The Trans-Pacific Partnership talks, which continue in Singapore today and tomorrow, are "not progressing according to plan," says the U.S. negotiating chief in one of two new leaked documents published online today by Wikileaks. "The results are mediocre" leading up to Singapore, says the U.S. internal briefing note, and "even leaving aside the more complex issues (Intellectual Property, State-Owned Enterprises and Environment), demonstrates a situation that makes it very difficult to think of a complete closure in December."
Reuters reports that a new energy bill was introduced by Mexico's ruling Institutional Revolutionary Party (PRI) and opposition conservative lawmakers (the National Action Party, PAN) on Saturday, that Senate committees debated it on Sunday, and that the debate on the bill will resume today. "Outside the Senate, hundreds of protesters beat rocks and spoons against barricades covered with graffiti assailing the energy reform, as riot police looked on."

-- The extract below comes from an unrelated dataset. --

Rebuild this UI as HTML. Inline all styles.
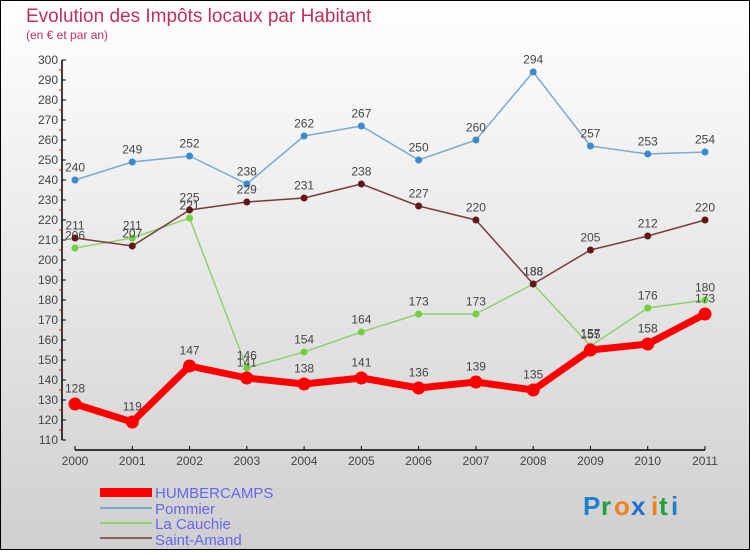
<!DOCTYPE html>
<html><head><meta charset="utf-8"><style>
body{margin:0;}
svg text{font-family:"Liberation Sans",sans-serif;}
</style></head><body>
<svg width="750" height="550" viewBox="0 0 750 550" xmlns="http://www.w3.org/2000/svg">
<defs><linearGradient id="bg" x1="0" y1="0" x2="0" y2="1"><stop offset="0" stop-color="#ffffff"/><stop offset="1" stop-color="#cfcfcf"/></linearGradient></defs>
<rect x="0.5" y="0.5" width="749" height="549" fill="url(#bg)" stroke="#000"/>
<text x="26" y="22" font-size="19" fill="#c0305a">Evolution des Impôts locaux par Habitant</text>
<text x="26" y="39" font-size="12" fill="#c0305a">(en € et par an)</text>
<g id="axes"></g>
<g id="series"></g>
<g>
<rect x="100" y="488" width="52" height="9" fill="#f00"/>
<text x="155" y="498" font-size="15" fill="#6666ee">HUMBERCAMPS</text>
<rect x="100" y="507" width="52" height="2" fill="#7aaad0"/>
<text x="155" y="514" font-size="15" fill="#6666ee">Pommier</text>
<rect x="100" y="522" width="52" height="2" fill="#90d070"/>
<text x="155" y="529" font-size="15" fill="#6666ee">La Cauchie</text>
<rect x="100" y="537" width="52" height="2" fill="#906060"/>
<text x="155" y="545" font-size="15" fill="#6666ee">Saint-Amand</text>
</g>
<g font-size="26" font-weight="bold">
<text x="583" y="515" fill="#2080d0">P</text><text x="601" y="515" fill="#20a040">r</text><text x="614" y="515" fill="#f08020">o</text><text x="631" y="515" fill="#2070d0">x</text><text x="651" y="515" fill="#f08020">i</text><text x="659" y="515" fill="#20a040">t</text><text x="671" y="515" fill="#2080d0">i</text>
</g>
</svg>
<script>
const years=["2000","2001","2002","2003","2004","2005","2006","2007","2008","2009","2010","2011"];
const humbercamps=[128,119,147,141,138,141,136,139,135,155,158,173];
const pommier=[240,249,252,238,262,267,250,260,294,257,253,254];
const laCauchie=[206,211,221,146,154,164,173,173,188,157,176,180];
const saintAmand=[211,207,225,229,231,238,227,220,188,205,212,220];
const yTicks=[110,120,130,140,150,160,170,180,190,200,210,220,230,240,250,260,270,280,290,300];
const NS="http://www.w3.org/2000/svg";
const X=i=>75+i*(630/(years.length-1));
const Y=v=>60+(300-v)*2;
function mk(tag,attrs,parent){const e=document.createElementNS(NS,tag);for(const k in attrs)e.setAttribute(k,attrs[k]);parent.appendChild(e);return e;}
const ax=document.getElementById('axes');
let l=mk('line',{x1:62,y1:Y(300),x2:62,y2:Y(110),stroke:'#000','stroke-width':1.5},ax);


yTicks.forEach(v=>{
 mk('line',{x1:62,y1:Y(v),x2:66,y2:Y(v),stroke:'#000'},ax);
 if(v<300)mk('line',{x1:59,y1:Y(v+5),x2:62,y2:Y(v+5),stroke:'#f00'},ax);
 const t=mk('text',{x:58,y:Y(v)+4,'font-size':12,fill:'#444','text-anchor':'end'},ax);t.textContent=v;
 
 
});
l=mk('line',{x1:X(0),y1:450,x2:X(years.length-1),y2:450,stroke:'#000','stroke-width':1.5},ax);


years.forEach((y,i)=>{
 mk('line',{x1:X(i),y1:446,x2:X(i),y2:450,stroke:'#000'},ax);
 const t=mk('text',{x:X(i),y:465,'font-size':12,fill:'#444','text-anchor':'middle'},ax);t.textContent=y;
 
 
});
const sg=document.getElementById('series');
function draw(name,data,color,w,r,dot){
 const g=mk('g',{},sg);
 
 
 const p=mk('polyline',{points:data.map((v,i)=>X(i)+','+Y(v)).join(' '),fill:'none',stroke:color,'stroke-width':w,'stroke-linejoin':'round'},g);
 
 
 data.forEach((v,i)=>{
  const c=mk('circle',{cx:X(i),cy:Y(v),r:r,fill:dot},g);
  
  
  const t=mk('text',{x:X(i),y:Y(v)-r-5,'font-size':12,fill:'#444','text-anchor':'middle'},g);t.textContent=v;
  
  
 });
}
draw('pommier',pommier,'#7aaad0',1.5,3.5,'#3a8ad0');
draw('la-cauchie',laCauchie,'#90d070',1.5,3.5,'#70d040');
draw('saint-amand',saintAmand,'#7a3a3a',1.5,3.5,'#601818');
draw('humbercamps',humbercamps,'#f00',7,6.5,'#f00');
</script>
</body></html>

"(The bill) would open up the world's 10th-biggest oil producer to private investment (and) let private firms partner with (the) state oil firm Pemex. ...The draft marks a major break with tradition in Mexico, where assets of foreign oil companies were expropriated in 1938 to create Pemex..."
The Globe and Mail reports, "On its 4,000-kilometre path across the country, TransCanada Corp.’s Energy East’s pipeline would traverse the traditional territory of 180 different aboriginal communities, each of whom must be consulted and have their concerns accommodated as part of the company’s effort at winning project approval."
The Vancouver Sun reports, "British Columbians from a cross-section of ethnic groups called on the Liberal government Friday to dramatically broaden an 'obscure' public consultation process over a proposed apology to the Chinese population for discriminatory policies that existed more than six decades ago." The apology is reported to be for "the Chinese head tax, which ended in 1923, and the Chinese Exclusion Act, which was repealed in 1947."
The Ontario Geological Survey (which is part of the Ontario Ministry of Northern Development and Mines) drilled test holes for shale gas near Little Current on Manitoulin Island in 2012. That information was buried in the Ontario Geological Survey publication ‘Summary of Field Work and Other Activities for 2012, Section 29 on the Potential Ordovician Shale Gas Units in Southern Ontario’.
The Manitoulin Expositor reports that this hidden information was revealed in an online blog by Council of Canadians water campaigner Emma Lui, who also highlighted this news in an article in Canadian Perspectives.